First let's note that this definition implements a very particular sense of deleting an element: del(Element, List, Rest)
only succeeds if the Element
actually appears in the List
, otherwise it fails:
?- del(a, [a, b, c], Rest).
Rest = [b, c] ;
false.
?- del(x, [a, b, c], Rest).
false.
This will be important in a moment.
But at which point the first X will be compared with the X from the X|Tail?
X
occurs twice in the head of the clause, and these two occurrences must unify. You could read
del(X, [X | Tail], Tail).
as something similar to:
del(X1, [X2 | Tail], Tail) :-
X1 = X2.
So the "comparison" of X
against itself is implicit in the fact that it occurs multiple times in different arguments. This clause will not match a goal like del(a, [b | Xs], Ys)

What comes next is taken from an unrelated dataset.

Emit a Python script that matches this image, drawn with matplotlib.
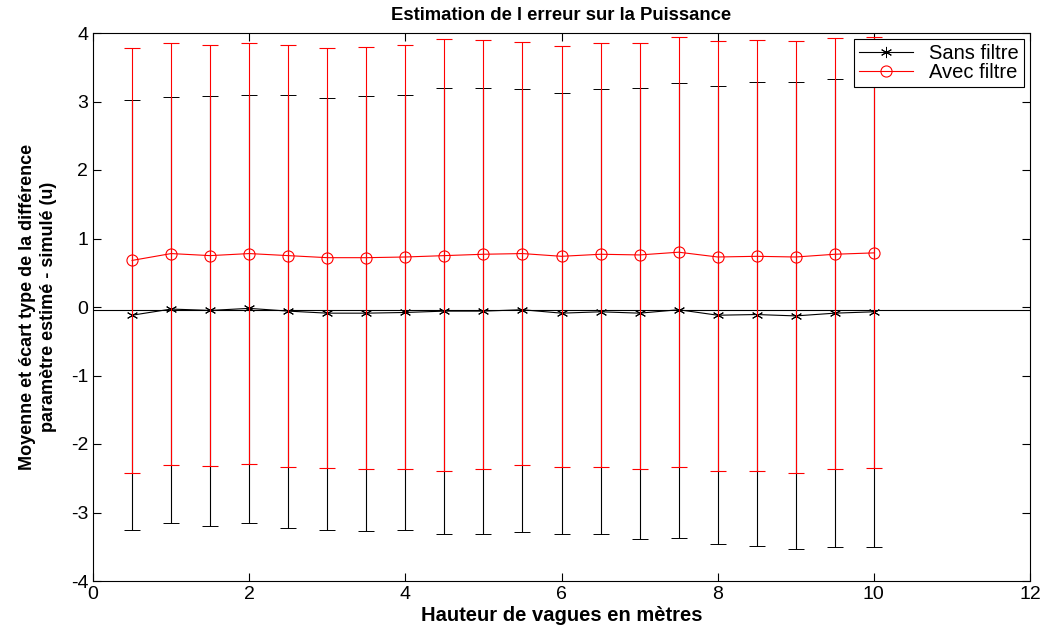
"""
Estimation de l'erreur sur la Puissance : moyenne et ecart type
"""

import numpy as np
import matplotlib
matplotlib.use('Agg')
import matplotlib.pyplot as plt

# hauteurs de vagues (m)
hauteurs = [0.5, 1.0, 1.5, 2.0, 2.5, 3.0, 3.5, 4.0, 4.5, 5.0,
            5.5, 6.0, 6.5, 7.0, 7.5, 8.0, 8.5, 9.0, 9.5, 10.0]

# sans filtre : moyenne, bas et haut de la barre
sans_moy = [-0.12, -0.03, -0.05, -0.02, -0.06, -0.09, -0.09, -0.08, -0.06, -0.06,
            -0.04, -0.09, -0.07, -0.09, -0.04, -0.12, -0.11, -0.13, -0.09, -0.07]
sans_bas = [-3.25, -3.15, -3.19, -3.15, -3.22, -3.25, -3.27, -3.26, -3.31, -3.32,
            -3.28, -3.32, -3.32, -3.38, -3.37, -3.46, -3.49, -3.54, -3.51, -3.50]
sans_haut = [3.02, 3.07, 3.08, 3.09, 3.09, 3.05, 3.08, 3.09, 3.19, 3.19,
             3.18, 3.13, 3.18, 3.19, 3.27, 3.22, 3.28, 3.29, 3.33, 3.36]

# avec filtre
avec_moy = [0.68, 0.78, 0.75, 0.78, 0.75, 0.72, 0.72, 0.73, 0.75, 0.77,
            0.78, 0.74, 0.77, 0.76, 0.80, 0.73, 0.74, 0.73, 0.77, 0.79]
avec_bas = [-2.43, -2.31, -2.32, -2.29, -2.34, -2.35, -2.36, -2.36, -2.40, -2.36,
            -2.31, -2.34, -2.34, -2.36, -2.33, -2.40, -2.40, -2.42, -2.37, -2.35]
avec_haut = [3.78, 3.86, 3.82, 3.85, 3.83, 3.78, 3.79, 3.83, 3.91, 3.90,
             3.87, 3.81, 3.86, 3.86, 3.94, 3.88, 3.90, 3.89, 3.92, 3.94]

ligne_ref = -0.04

plt.rcParams['font.family'] = ['Liberation Sans', 'DejaVu Sans']
plt.rcParams['axes.unicode_minus'] = False

x = np.array(hauteurs)
sm, sb, sh = np.array(sans_moy), np.array(sans_bas), np.array(sans_haut)
am, ab, ah = np.array(avec_moy), np.array(avec_bas), np.array(avec_haut)

fig = plt.figure(figsize=(10.42, 6.25), dpi=100)
ax = fig.add_axes([0.0893, 0.0704, 0.8992, 0.8768])

ax.axhline(ligne_ref, color='black', linewidth=0.8, zorder=1)

# asterisque facon matlab
etoile = (6, 2, 0)
eb1 = ax.errorbar(x, sm, yerr=[sm - sb, sh - sm], color='black', marker=etoile,
                  markersize=8, markeredgewidth=0.7, linewidth=0.8, elinewidth=0.8,
                  capsize=5.5, zorder=2)
eb2 = ax.errorbar(x, am, yerr=[am - ab, ah - am], color='red', marker='o',
                  markerfacecolor='none', markersize=8, markeredgewidth=0.8,
                  linewidth=0.8, elinewidth=0.8, capsize=5.5, zorder=3)

ax.set_xlim(0, 12)
ax.set_ylim(-4, 4)
ax.set_xticks(range(0, 13, 2))
ax.set_yticks(range(-4, 5))
ax.tick_params(direction='in', length=6, top=True, right=True, labelsize=14)

ax.set_title('Estimation de l erreur sur la Puissance', fontsize=13.3,
             fontweight='bold', pad=9)
ax.set_xlabel('Hauteur de vagues en mètres', fontsize=14.5, fontweight='bold',
              labelpad=2)
ax.set_ylabel('Moyenne et écart type de la différence\nparamètre estimé - simulé (u)',
              fontsize=13, fontweight='bold', labelpad=10, linespacing=1.3)

leg = ax.legend([eb1[0], eb2[0]], ['Sans filtre', 'Avec filtre'], loc='upper right',
                fontsize=14.5, fancybox=False, framealpha=1, edgecolor='black',
                borderaxespad=0.3, labelspacing=0.0, handlelength=2.7,
                borderpad=0.25, handletextpad=0.8)
leg.get_frame().set_linewidth(0.8)

fig.savefig('out.png', dpi=100)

for example: Prolog would have to unify the first occurrence of X
with a
and the second occurrence of X
with b
, and this is not possible. So if the element of interest is not unifiable with the first element of the list, the first clause cannot apply. The second clause must apply.
If, however, the element does unify with the first element of the list, then the remaining list is just the Tail
, i.e., if the first clause succeeds, then it deletes exactly one occurrence from the list it is given.
At the second row, i even don't understand, when the X and H will be compared, if X = H?
They will not be compared! It doesn't matter to this clause whether X
is unifiable with H
or not. If this clause succeeds, then the first element of the list will be preserved, no matter if it is equal to X
or not. However, this is a recursive clause. It can only succeed if some recursive call eventually ends in a non-recursive clause that succeeds. The only non-recursive clause is the first one, for which we know that it will delete exactly one occurrence of X
. So the second clause doesn't need to care about the list element it looks at, because its role is to preserve all the non-deleted elements. Actual deletion is the role of the first clause.
However, this not caring about the element only succeeds if the first clause will succeed, which is only the case if the rest of the list contains an element that can be deleted. If it does not, the entire recursive call fails. This is the reason for the somewhat unintuitive behavior that the element to be deleted must be present in the original list.